Scientific classification
- Kingdom: Plantae
- Clade: Tracheophytes
- Clade: Angiosperms
- Clade: Eudicots
- Order: Caryophyllales
- Family: Aizoaceae
- Genus: Zaleya
- Species: Z. pentandra
- Binomial name: Zaleya pentandra (L.) C.Jeffrey

= Zaleya pentandra =

- Genus: Zaleya
- Species: pentandra
- Authority: (L.) C.Jeffrey

Species of plant

Zaleya pentandra is a prostrate perennial herb of the Aizoaceae family. It is widespread in semi-arid and arid climes and also in woodlands and can adapt to different ecological zones.

== Distribution ==
The species is native to Africa with further dispersal to the Arabian Peninsula, Iran, India, and Pakistan.
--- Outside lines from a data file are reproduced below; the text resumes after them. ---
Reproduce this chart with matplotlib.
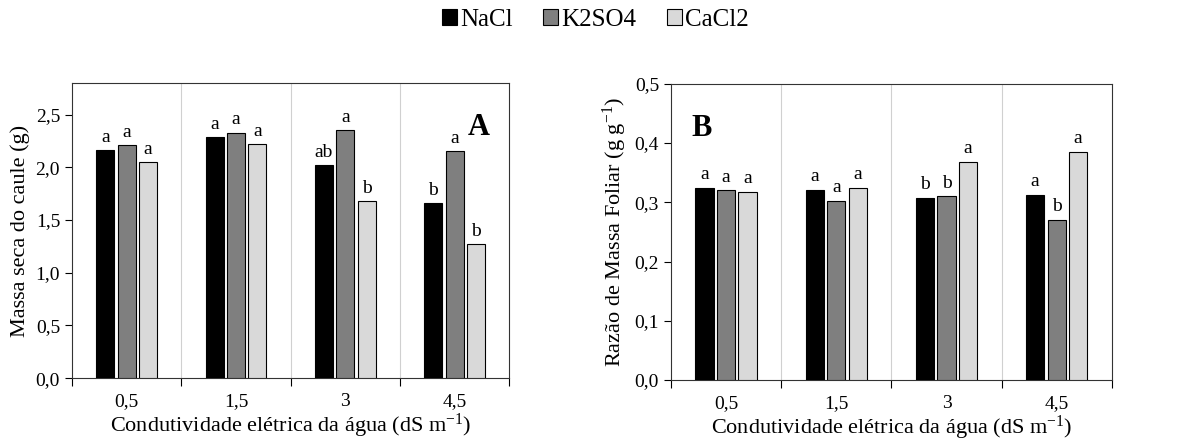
import numpy as np
import matplotlib.pyplot as plt
from matplotlib.patches import Patch

plt.rcParams['font.family'] = ['Liberation Serif', 'DejaVu Serif']
plt.rcParams['mathtext.fontset'] = 'custom'
plt.rcParams['mathtext.rm'] = 'Liberation Serif'
plt.rcParams['mathtext.it'] = 'Liberation Serif:italic'

# Data
ce_labels = ['0,5', '1,5', '3', '4,5']
salts = ['NaCl', 'K2SO4', 'CaCl2']
colors = ['#000000', '#7f7f7f', '#d9d9d9']

# Panel A - Massa seca do caule (g)
caule_nacl = [2.16, 2.29, 2.02, 1.66]
caule_k2so4 = [2.21, 2.33, 2.35, 2.15]
caule_cacl2 = [2.05, 2.22, 1.68, 1.27]
caule_letters = [['a', 'a', 'ab', 'b'], ['a', 'a', 'a', 'a'], ['a', 'a', 'b', 'b']]

# Panel B - Razao de massa foliar (g g-1)
rmf_nacl = [0.324, 0.321, 0.308, 0.312]
rmf_k2so4 = [0.320, 0.303, 0.310, 0.270]
rmf_cacl2 = [0.318, 0.324, 0.368, 0.385]
rmf_letters = [['a', 'a', 'b', 'a'], ['a', 'a', 'b', 'b'], ['a', 'a', 'a', 'a']]


def plot_panel(ax, series, letters, ymax, ystep, ylabel, tag, tag_x, off):
    x = np.arange(len(ce_labels))
    step = 0.195
    width = 0.165
    for i, vals in enumerate(series):
        pos = x + (i - 1) * step
        ax.bar(pos, vals, width, color=colors[i], edgecolor='black', linewidth=0.8, zorder=3)
        for p, v, l in zip(pos, vals, letters[i]):
            ax.text(p, v + off, l, ha='center', va='bottom', fontsize=14)
    ax.set_xlim(-0.5, len(ce_labels) - 0.5)
    ax.set_ylim(0, ymax)
    yt = np.arange(0, ymax + 1e-9, ystep)
    ax.set_yticks(yt)
    ax.set_yticklabels(['{:.1f}'.format(t).replace('.', ',') for t in yt], fontsize=14)
    ax.set_xticks(np.arange(-0.5, len(ce_labels)), minor=False)
    ax.set_xticklabels([])
    ax.set_xticks(x, minor=True)
    ax.set_xticklabels(ce_labels, minor=True, fontsize=14)
    ax.tick_params(axis='x', which='minor', length=0, pad=11)
    ax.tick_params(axis='x', which='major', direction='out', length=6)
    ax.tick_params(axis='y', direction='out', length=5)
    for b in np.arange(0.5, len(ce_labels) - 1):
        ax.axvline(b, color='#d0d0d0', linewidth=0.8, zorder=1)
    for s in ax.spines.values():
        s.set_linewidth(0.8)
        s.set_color('#333333')
    ax.set_ylabel(ylabel, fontsize=16)
    ax.set_xlabel('Condutividade elétrica da água (dS m$^{-1}$)', fontsize=16, labelpad=1)
    ax.text(tag_x, 0.85, tag, transform=ax.transAxes, fontsize=22, fontweight='bold',
            ha='center', va='center')


fig = plt.figure(figsize=(11.79, 4.46), dpi=100)
axA = fig.add_axes([0.061, 0.152, 0.371, 0.662])
axB = fig.add_axes([0.569, 0.148, 0.374, 0.664])

plot_panel(axA, [caule_nacl, caule_k2so4, caule_cacl2], caule_letters, 2.8, 0.5,
           'Massa seca do caule (g)', 'A', 0.93, 0.04)
plot_panel(axB, [rmf_nacl, rmf_k2so4, rmf_cacl2], rmf_letters, 0.5, 0.1,
           'Razão de Massa Foliar (g g$^{-1}$)', 'B', 0.07, 0.008)

handles = [Patch(facecolor=c, edgecolor='black', linewidth=0.8) for c in colors]
fig.legend(handles, salts, loc='center', bbox_to_anchor=(0.505, 0.955), ncol=3,
           frameon=False, fontsize=18, handlelength=0.6, handleheight=0.6,
           handletextpad=0.15, columnspacing=1.2)

fig.savefig('out.png', dpi=100)
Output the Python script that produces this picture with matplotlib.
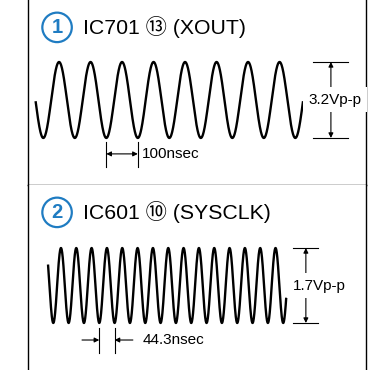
"""Oscilloscope waveforms for the clock test points."""

import numpy as np
import matplotlib
matplotlib.use('Agg')
import matplotlib.pyplot as plt

# =============================================================================
# Test points
circle_nums = ["1", "2"]
titles = ["IC701 \u246c (XOUT)", "IC601 \u2469 (SYSCLK)"]
vpp = [3.2, 1.7]               # peak-to-peak voltage
period_ns = [100, 44.3]        # one cycle
t_start = [-24, -15]           # visible time window [ns]
t_end = [824, 673]
vpp_labels = ["3.2Vp-p", "1.7Vp-p"]
period_labels = ["100nsec", "44.3nsec"]

# axes ranges for each panel (time ns, volts)
xlims = [(-48.6, 1024.4), (-73.1, 903.8)]
ylims = [(-3.58, 4.21), (-1.916, 2.279)]

BLUE = '#1f7cc2'
FONT = ['Liberation Sans', 'Noto Sans CJK JP', 'DejaVu Sans']

# =============================================================================
def wave(t, amp, period):
    return -amp * np.cos(2 * np.pi * t / period)

def vdim(ax, x, x0, x1, amp, label, xtext):
    # vertical dimension with extension lines
    for v in (amp, -amp):
        ax.plot([x0, x1], [v, v], color='k', lw=0.8)
    ax.annotate('', xy=(x, amp), xytext=(x, -amp),
                arrowprops=dict(arrowstyle='<|-|>', color='k', lw=0.8,
                                mutation_scale=7, shrinkA=0, shrinkB=0))
    ax.text(xtext, 0, label, ha='center', va='center', fontsize=11,
            family=FONT, bbox=dict(fc='white', ec='none', pad=4))


fig = plt.figure(figsize=(3.68, 3.70), dpi=100)

x0f = 28 / 368
wf = 338 / 368
axes = [fig.add_axes([x0f, 0.5, wf, 0.5]),
        fig.add_axes([x0f, 0.0, wf, 0.5])]

for i, ax in enumerate(axes):
    ax.set_xlim(*xlims[i])
    ax.set_ylim(*ylims[i])
    ax.set_xticks([])
    ax.set_yticks([])
    ax.spines['top'].set_visible(False)
    ax.spines['bottom'].set_visible(i == 0)
    for s in ax.spines.values():
        s.set_linewidth(1.0)

    amp = vpp[i] / 2
    P = period_ns[i]
    t = np.linspace(t_start[i], t_end[i], 2000)
    ax.plot(t, wave(t, amp, P), color='k', lw=1.7)

    # title with circled number
    ax.text(0.086, 0.852, circle_nums[i], transform=ax.transAxes,
            ha='center', va='center', fontsize=14.5, color=BLUE,
            family=FONT, fontweight='bold',
            bbox=dict(boxstyle='circle,pad=0.26', fc='white', ec=BLUE, lw=1.6))
    ax.text(0.163, 0.852, titles[i], transform=ax.transAxes,
            ha='left', va='center', fontsize=15.3, family=FONT)

# panel 1 dimensions
ax = axes[0]
amp = vpp[0] / 2
P = period_ns[0]
vdim(ax, 913, 856, 967, amp, vpp_labels[0], 926)
for tk in (2 * P, 3 * P):
    ax.plot([tk, tk], [-1.77, -2.82], color='k', lw=0.8)
ax.annotate('', xy=(2 * P, -2.27), xytext=(3 * P, -2.27),
            arrowprops=dict(arrowstyle='<|-|>', color='k', lw=0.8,
                            mutation_scale=7, shrinkA=0, shrinkB=0))
ax.text(3 * P + 13, -2.27, period_labels[0], ha='left', va='center',
        fontsize=11, family=FONT)

# panel 2 dimensions
ax = axes[1]
amp = vpp[1] / 2
P = period_ns[1]
vdim(ax, 730, 693, 765, amp, vpp_labels[1], 769)
for tk in (3 * P, 4 * P):
    ax.plot([tk, tk], [-0.964, -1.53], color='k', lw=0.8)
ax.annotate('', xy=(3 * P, -1.236), xytext=(83, -1.236),
            arrowprops=dict(arrowstyle='-|>', color='k', lw=0.8,
                            mutation_scale=7, shrinkA=0, shrinkB=0))
ax.annotate('', xy=(4 * P, -1.236), xytext=(230, -1.236),
            arrowprops=dict(arrowstyle='-|>', color='k', lw=0.8,
                            mutation_scale=7, shrinkA=0, shrinkB=0))
ax.text(259, -1.236, period_labels[1], ha='left', va='center',
        fontsize=11, family=FONT)

fig.savefig('out.png', dpi=100)
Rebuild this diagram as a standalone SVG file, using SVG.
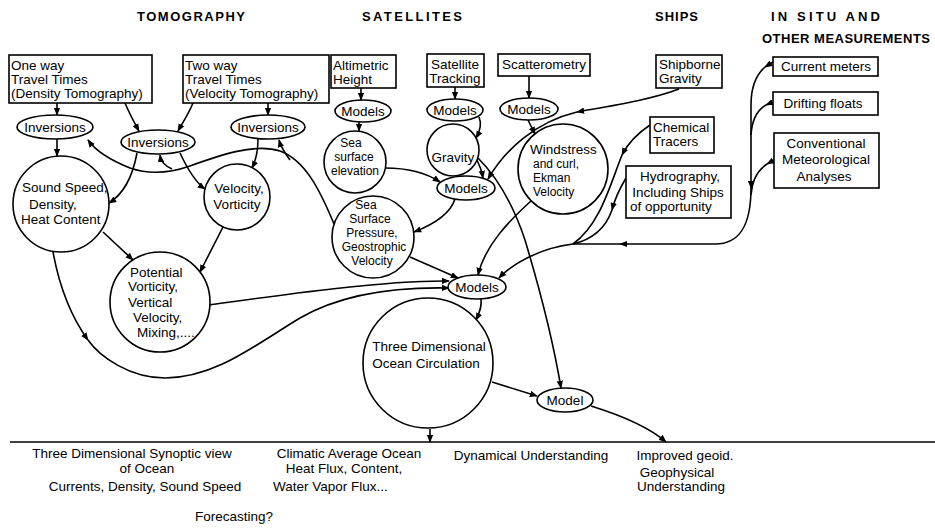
<svg xmlns="http://www.w3.org/2000/svg" width="935" height="528" viewBox="0 0 935 528">
<style>
.s{fill:#fff;stroke:#000;stroke-width:1.6}
.t{font-family:"Liberation Sans",Arial,sans-serif;font-size:13.5px;fill:#000}
.sm{font-size:12px}
.m{text-anchor:middle}
.h{font-family:"Liberation Sans",Arial,sans-serif;font-size:13px;font-weight:bold;fill:#000}
.c path{fill:none;stroke:#000;stroke-width:1.6}
.c path.a{marker-end:url(#ar)}
</style>
<defs>
<marker id="ar" viewBox="0 0 10 10" refX="9" refY="5" markerWidth="8" markerHeight="8" markerUnits="userSpaceOnUse" orient="auto"><path d="M0,1 L10,5 L0,9 z" fill="#000"/></marker>
</defs>
<rect width="935" height="528" fill="#fff"/>

<g id="headers">
<text class="h" x="137" y="21" textLength="108">TOMOGRAPHY</text>
<text class="h" x="362" y="21" textLength="100">SATELLITES</text>
<text class="h" x="655" y="21" textLength="43">SHIPS</text>
<text class="h" x="771" y="21" textLength="109">IN SITU  AND</text>
<text class="h" x="762" y="43" textLength="168">OTHER MEASUREMENTS</text>
</g>

<g class="c" id="connectors">
<path class="a" d="M57,103 L57,115"/>
<path class="a" d="M57,139 L57,156"/>
<path class="a" d="M125,103 C130,115 134,122 139,131"/>
<path class="a" d="M193,103 C188,115 183,122 178,131"/>
<path class="a" d="M268,103 L268,115"/>
<path class="a" d="M137,153 C132,180 122,195 109,203"/>
<path class="a" d="M180,153 C188,170 195,182 205,189"/>
<path class="a" d="M258,139 C258,150 256,160 252,168"/>
<path class="a" d="M334,224 C320,190 305,160 280,151 C255,143 220,155 190,166 C170,173 150,175 130,168 C110,160 95,150 88,140"/>
<path class="a" d="M172,169 C165,166 161,162 160,155"/>
<path class="a" d="M290,160 C284,152 281,147 279,140"/>
<path class="a" d="M103,232 L133,260"/>
<path class="a" d="M223,227 L200,272"/>
<path class="a" d="M209,305 C260,298 380,280 449,281"/>
<path class="a" d="M53,252 C60,290 72,318 88,340"/>
<path class="a" d="M88,340 C100,357 130,378 165,378 C215,378 255,345 300,318 C345,292 400,287 449,288"/>
<path class="a" d="M410,257 L458,278"/>
<path class="a" d="M455,199 C450,215 432,225 414,232"/>
<path class="a" d="M385,168 C410,168 428,174 440,182"/>
<path class="a" d="M361,88 L361,100"/>
<path class="a" d="M359,122 L359,131"/>
<path class="a" d="M455,87 L455,99"/>
<path class="a" d="M479,117 C482,124 480,131 476,138"/>
<path class="a" d="M477,160 C480,166 482,172 483,178"/>
<path class="a" d="M478,158 C500,180 515,210 525,240 C540,290 553,340 561,388"/>
<path class="a" d="M529,76 L529,98"/>
<path class="a" d="M528,120 L535,134"/>
<path class="a" d="M531,201 C510,220 485,245 478,275"/>
<path class="a" d="M679,89 C650,100 610,106 577,112"/>
<path class="a" d="M577,112 C535,122 505,150 488,179"/>
<path class="a" d="M650,125 C635,135 627,145 622,155"/>
<path d="M622,155 C610,185 600,225 573,244"/>
<path class="a" d="M626,178 C620,188 615,198 612,210"/>
<path d="M612,210 C605,230 590,240 573,244"/>
<path class="a" d="M773,62 L765,67"/>
<path class="a" d="M765,67 C756,75 751,88 751,105 L751,188"/>
<path class="a" d="M773,102 L766,105"/>
<path d="M766,105 C757,110 752,120 751,135"/>
<path class="a" d="M774,160 L767,164"/>
<path d="M767,164 C758,170 752,180 751,195"/>
<path class="a" d="M751,188 C751,225 740,244 715,244 L620,244"/>
<path class="a" d="M620,244 L573,244 C540,248 512,264 499,278"/>
<path class="a" d="M481,299 C482,306 480,312 476,320"/>
<path class="a" d="M492,382 L537,396"/>
<path class="a" d="M591,406 C620,415 650,428 666,442"/>
<path class="a" d="M430,429 L430,442"/>
<path d="M10,442 L935,442"/>
</g>

<g id="oneway"><rect class="s" x="9" y="55" width="143" height="48"/>
<text class="t" x="11" y="70">One way</text><text class="t" x="11" y="84">Travel Times</text><text class="t" x="11" y="98">(Density Tomography)</text></g>
<g id="twoway"><rect class="s" x="183" y="55" width="146" height="48"/>
<text class="t" x="185" y="70">Two way</text><text class="t" x="185" y="84">Travel Times</text><text class="t" x="185" y="98">(Velocity Tomography)</text></g>
<g id="altimetric"><rect class="s" x="331" y="55" width="65" height="33"/>
<text class="t" x="333" y="70">Altimetric</text><text class="t" x="333" y="84">Height</text></g>
<g id="sattrack"><rect class="s" x="427" y="54" width="57" height="33"/>
<text class="t m" x="455" y="69">Satellite</text><text class="t m" x="455" y="83">Tracking</text></g>
<g id="scatter"><rect class="s" x="498" y="54" width="92" height="22"/>
<text class="t m" x="544" y="69">Scatterometry</text></g>
<g id="shipgrav"><rect class="s" x="656" y="55" width="66" height="33"/>
<text class="t" x="659" y="69">Shipborne</text><text class="t" x="659" y="83">Gravity</text></g>
<g id="chem"><rect class="s" x="650" y="117" width="64" height="36"/>
<text class="t" x="653" y="132">Chemical</text><text class="t" x="653" y="146">Tracers</text></g>
<g id="hydro"><rect class="s" x="626" y="166" width="105" height="52"/>
<text class="t m" x="680" y="181">Hydrography,</text><text class="t m" x="678" y="197">Including Ships</text><text class="t" x="630" y="211">of opportunity</text></g>
<g id="curmeters"><rect class="s" x="773" y="57" width="105" height="19"/>
<text class="t m" x="826" y="71">Current meters</text></g>
<g id="drift"><rect class="s" x="773" y="92" width="105" height="23"/>
<text class="t m" x="823" y="108">Drifting floats</text></g>
<g id="conv"><rect class="s" x="774" y="133" width="105" height="55"/>
<text class="t m" x="826" y="148">Conventional</text><text class="t m" x="826" y="164">Meteorological</text><text class="t m" x="824" y="181">Analyses</text></g>

<g id="invL"><ellipse class="s" cx="55" cy="127" rx="38" ry="12"/><text class="t m" x="55" y="132">Inversions</text></g>
<g id="invM"><ellipse class="s" cx="158" cy="142" rx="37" ry="12"/><text class="t m" x="158" y="147">Inversions</text></g>
<g id="invR"><ellipse class="s" cx="268" cy="127" rx="37" ry="12"/><text class="t m" x="268" y="132">Inversions</text></g>
<g id="modAlt"><ellipse class="s" cx="363" cy="111" rx="28" ry="11"/><text class="t m" x="363" y="116">Models</text></g>
<g id="modSat"><ellipse class="s" cx="455" cy="110" rx="28" ry="11"/><text class="t m" x="455" y="115">Models</text></g>
<g id="modScat"><ellipse class="s" cx="529" cy="109" rx="29" ry="11"/><text class="t m" x="529" y="114">Models</text></g>
<g id="modMid"><ellipse class="s" cx="466" cy="188" rx="29" ry="12"/><text class="t m" x="466" y="193">Models</text></g>
<g id="modBot"><ellipse class="s" cx="477" cy="287" rx="29" ry="12"/><text class="t m" x="477" y="292">Models</text></g>
<g id="model"><ellipse class="s" cx="565" cy="400" rx="28" ry="12"/><text class="t m" x="565" y="405">Model</text></g>

<g id="sound"><circle class="s" cx="61" cy="204" r="48"/>
<text class="t" x="22" y="192">Sound Speed,</text><text class="t" x="29" y="209">Density,</text><text class="t" x="21" y="224">Heat Content</text></g>
<g id="velvort"><circle class="s" cx="237" cy="197" r="33"/>
<text class="t m" x="239" y="193">Velocity,</text><text class="t m" x="237" y="209">Vorticity</text></g>
<g id="potvort"><circle class="s" cx="160" cy="302" r="50"/>
<text class="t" x="130" y="277">Potential</text><text class="t" x="128" y="291">Vorticity,</text><text class="t" x="128" y="307">Vertical</text><text class="t" x="133" y="322">Velocity,</text><text class="t" x="137" y="337">Mixing,....</text></g>
<g id="seaelev"><circle class="s" cx="355" cy="162" r="31"/>
<text class="t sm m" x="351" y="147">Sea</text><text class="t sm m" x="354" y="161">surface</text><text class="t sm m" x="355" y="175">elevation</text></g>
<g id="gravity"><circle class="s" cx="453" cy="150" r="26"/>
<text class="t m" x="453" y="162">Gravity</text></g>
<g id="wind"><circle class="s" cx="563" cy="169" r="45"/>
<text class="t" x="530" y="154">Windstress</text><text class="t sm" x="533" y="168">and curl,</text><text class="t sm" x="533" y="182">Ekman</text><text class="t sm" x="533" y="196">Velocity</text></g>
<g id="ssp"><circle class="s" cx="373" cy="237" r="41"/>
<text class="t sm m" x="366" y="209">Sea</text><text class="t sm m" x="370" y="223">Surface</text><text class="t sm m" x="372" y="237">Pressure,</text><text class="t sm m" x="374" y="251">Geostrophic</text><text class="t sm m" x="372" y="265">Velocity</text></g>
<g id="threeD"><circle class="s" cx="428" cy="363" r="65"/>
<text class="t m" x="429" y="351">Three Dimensional</text><text class="t m" x="426" y="368">Ocean Circulation</text></g>

<g id="outcomes">
<text class="t m" x="132" y="458">Three Dimensional  Synoptic view</text>
<text class="t m" x="147" y="473">of Ocean</text>
<text class="t m" x="145" y="491">Currents, Density, Sound Speed</text>
<text class="t m" x="349" y="458">Climatic Average Ocean</text>
<text class="t m" x="344" y="473">Heat Flux, Content,</text>
<text class="t" x="273" y="491">Water Vapor Flux...</text>
<text class="t m" x="234" y="521">Forecasting?</text>
<text class="t m" x="531" y="460">Dynamical  Understanding</text>
<text class="t m" x="685" y="460">Improved geoid.</text>
<text class="t m" x="677" y="477">Geophysical</text>
<text class="t m" x="681" y="491">Understanding</text>
</g>
</svg>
It is sometimes called African purslane. It grows as a xero-halophyte herb in desert regions of Cholistan and Thar in Pakistan.

== Description ==
The stems are papillose to glabrous and branches pubescent. Leaves can grow in various sizes, 1.5 – 4 cm long and 0.6 - 2.7 broad; oblanceolate to elliptical, dark green with a tinge of grey on the surface. Petioles are shorter than the blade at about 8 – 11 cm long with sheathing at the base.

== Uses ==
A material used by some locals in folk medicine, root and leaf extracts are applied to treat snake bites, cough or stomach issues. However, it is also considered highly toxic in some areas in India and as an invasive weed in regions of Pakistan.

In Senegal, it is used as cattle fodder.